For the first, we're glad to see that Bethesda has moved on from Microsoft's Games for Windows Live service that it used to manage DRM and game updates for Fallout 3. Instead, New Vegas uses Valve Software's far less intrusive Steamworks.
With Microsoft's service, you would launch the game and then manage all of the logging in, updating, and other administrata from a Games for Windows Live pop-up that overlaid the main game menu. You might then need to restart the game, but in either case you were taken out of the experience. With Steam, you go through the main Steam client to launch the game, then you're ready to play.
We wish Bethesda had added support for Steamworks' cloud-based saved game storage to Fallout New Vegas that would let you pick up your game progress from any PC, but on the whole the experience of purchasing, downloading, and installing Fallout New Vegas is far more seamless in Steam than it was with Fallout 3 and Games for Windows Live.
In-game, we were impressed at the image quality and performance of Fallout New Vegas, particularly on a Dell Inspiron 14 laptop. Our configuration includes a 2.4GHz Core i5 520M CPU, 4GB of 1,066MHz DDR3 memory, and a 1GB ATI Mobility Radeon HD 5450 graphics card. That's no Nettop, and at the time of purchase the system cost just over $1,000, but we still anticipated having to drop the image quality to the lowest settings and choppy frame rates.
Instead, the game automatically set itself to medium image quality, and on our 1,366x768 resolution screen the game plays and looks great.
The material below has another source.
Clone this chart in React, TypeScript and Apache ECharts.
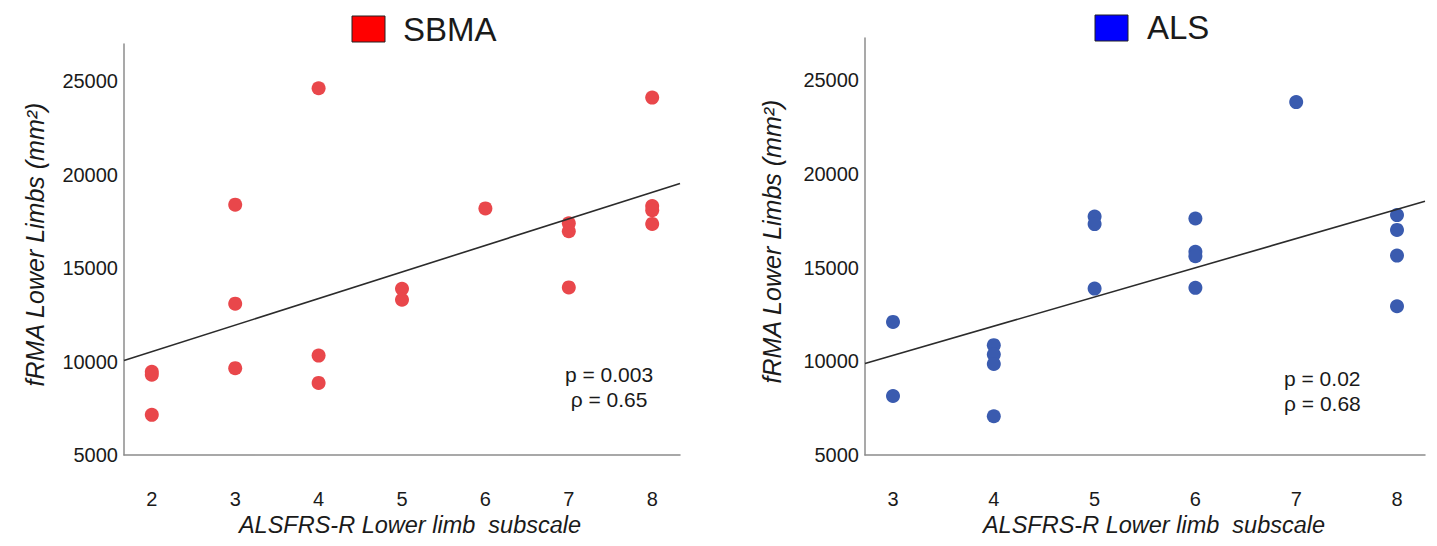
import React, { useEffect, useRef } from "react";
import * as echarts from "echarts";

// ---- SBMA panel data (ALSFRS-R lower limb subscale vs fRMA) ----
const sbmaX = [2, 2, 2, 3, 3, 3, 4, 4, 4, 5, 5, 6, 7, 7, 7, 8, 8, 8, 8];
const sbmaY = [9450, 9300, 7150, 18400, 13100, 9650, 24630, 10320, 8860, 13900, 13310, 18200, 17400, 16980, 13970, 24130, 18330, 18100, 17370];
const sbmaFitX = [1.6667, 8.3333];
const sbmaFitY = [10056, 19538];

// ---- ALS panel data ----
const alsX = [3, 3, 4, 4, 4, 4, 5, 5, 5, 6, 6, 6, 6, 7, 8, 8, 8, 8];
const alsY = [12100, 8150, 10860, 10360, 9860, 7070, 17720, 17320, 13880, 17620, 15840, 15610, 13920, 23830, 17800, 17010, 15640, 12940];
const alsFitX = [2.7222, 8.2778];
const alsFitY = [9880, 18540];

// ---- tick labels ----
const sbmaXTicks = [2, 3, 4, 5, 6, 7, 8];
const alsXTicks = [3, 4, 5, 6, 7, 8];
const yTicks = [5000, 10000, 15000, 20000, 25000];

const FONT = '"Liberation Sans", Arial, sans-serif';
const AXIS_COLOR = "#8c8c8c";
const TEXT_COLOR = "#1a1a1a";

const zip = (xs: number[], ys: number[]) => xs.map((x, i) => [x, ys[i]]);

function xAxisDef(gridIndex: number, min: number, max: number, ticks: number[], shift: number) {
  return {
    type: "value",
    gridIndex,
    min,
    max,
    splitLine: { show: false },
    axisTick: { show: false },
    axisLine: { show: true, lineStyle: { color: AXIS_COLOR, width: 1.5 } },
    axisLabel: {
      customValues: ticks,
      formatter: (v: number) => String(v),
      fontSize: 20,
      color: TEXT_COLOR,
      fontFamily: FONT,
      margin: 34,
    },
    name: "ALSFRS-R Lower limb  subscale",
    nameLocation: "middle",
    nameGap: 57,
    nameTextStyle: {
      fontSize: 23.5,
      fontStyle: "italic",
      color: TEXT_COLOR,
      fontFamily: FONT,
      padding: [0, 0, 0, shift],
    },
  };
}

function yAxisDef(gridIndex: number, max: number, nameGap: number) {
  return {
    type: "value",
    gridIndex,
    min: 5000,
    max,
    splitLine: { show: false },
    axisTick: { show: false },
    axisLine: { show: true, lineStyle: { color: AXIS_COLOR, width: 1.5 } },
    axisLabel: {
      customValues: yTicks,
      formatter: (v: number) => String(v),
      fontSize: 20,
      color: TEXT_COLOR,
      fontFamily: FONT,
      margin: 6,
    },
    name: "fRMA Lower Limbs (mm²)",
    nameLocation: "middle",
    nameGap,
    nameTextStyle: {
      fontSize: 25,
      fontStyle: "italic",
      color: TEXT_COLOR,
      fontFamily: FONT,
      padding: [0, 0, 0, 10],
    },
  };
}

function txt(text: string, x: number, y: number, align: string, size = 20) {
  return {
    type: "text",
    x,
    y,
    style: {
      text,
      fill: TEXT_COLOR,
      fontSize: size,
      fontFamily: FONT,
      textAlign: align,
      textVerticalAlign: "middle",
      align,
      verticalAlign: "middle",
    },
  };
}

export default function App() {
  const ref = useRef<HTMLDivElement>(null);
  useEffect(() => {
    const chart = echarts.init(ref.current!, null, { renderer: "svg" });
    chart.setOption({
      animation: false,
      backgroundColor: "#ffffff",
      grid: [
        { left: 124, top: 44, width: 556, height: 411, containLabel: false },
        { left: 865, top: 38, width: 560, height: 417, containLabel: false },
      ],
      xAxis: [
        xAxisDef(0, 1.6667, 8.3333, sbmaXTicks, 16),
        xAxisDef(1, 2.7222, 8.2778, alsXTicks, 18),
      ],
      yAxis: [yAxisDef(0, 27000, 77), yAxisDef(1, 27250, 81)],
      series: [
        {
          type: "scatter",
          xAxisIndex: 0,
          yAxisIndex: 0,
          data: zip(sbmaX, sbmaY),
          symbolSize: 14,
          itemStyle: { color: "#E9474B", opacity: 1 },
          z: 2,
        },
        {
          type: "line",
          xAxisIndex: 0,
          yAxisIndex: 0,
          data: zip(sbmaFitX, sbmaFitY),
          symbol: "none",
          lineStyle: { color: "#2b2b2b", width: 1.6 },
          z: 3,
        },
        {
          type: "scatter",
          xAxisIndex: 1,
          yAxisIndex: 1,
          data: zip(alsX, alsY),
          symbolSize: 14,
          itemStyle: { color: "#3A5BAF", opacity: 1 },
          z: 2,
        },
        {
          type: "line",
          xAxisIndex: 1,
          yAxisIndex: 1,
          data: zip(alsFitX, alsFitY),
          symbol: "none",
          lineStyle: { color: "#2b2b2b", width: 1.6 },
          z: 3,
        },
      ],
      graphic: [
        {
          type: "rect",
          shape: { x: 352, y: 16, width: 33, height: 26 },
          style: { fill: "#FF0000", stroke: "#222", lineWidth: 1 },
        },
        txt("SBMA", 403, 29, "left", 33),
        {
          type: "rect",
          shape: { x: 1095, y: 15, width: 33, height: 26 },
          style: { fill: "#0000FF", stroke: "#222", lineWidth: 1 },
        },
        txt("ALS", 1147, 27, "left", 33),
        txt("p = 0.003", 609, 374, "center", 21),
        txt("ρ = 0.65", 609, 399, "center", 21),
        txt("p = 0.02", 1284, 378, "left", 21),
        txt("ρ = 0.68", 1284, 403, "left", 21),
      ],
    });
    return () => chart.dispose();
  }, []);
  return (
    <div
      ref={ref}
      style={{
        position: "fixed",
        left: 0,
        top: 0,
        width: 1437,
        height: 546,
        background: "#fff",
      }}
    />
  );
}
The frame rates are flawless in outdoor environments and inside, textures look crisp, and we even have anti-aliasing dialed up to 4x.
If we had to guess the reason for our surprisingly smooth Fallout: New Vegas gameplay experience, it's that with so many titles coming to both PCs and game consoles, game developers have to focus on making their games look good on consoles that are now five years old in the case of the Xbox 360. As budget PC hardware has caught up to the quality of those console parts, PC gamers can play newer games with lower cost hardware, especially games made for multiple platforms.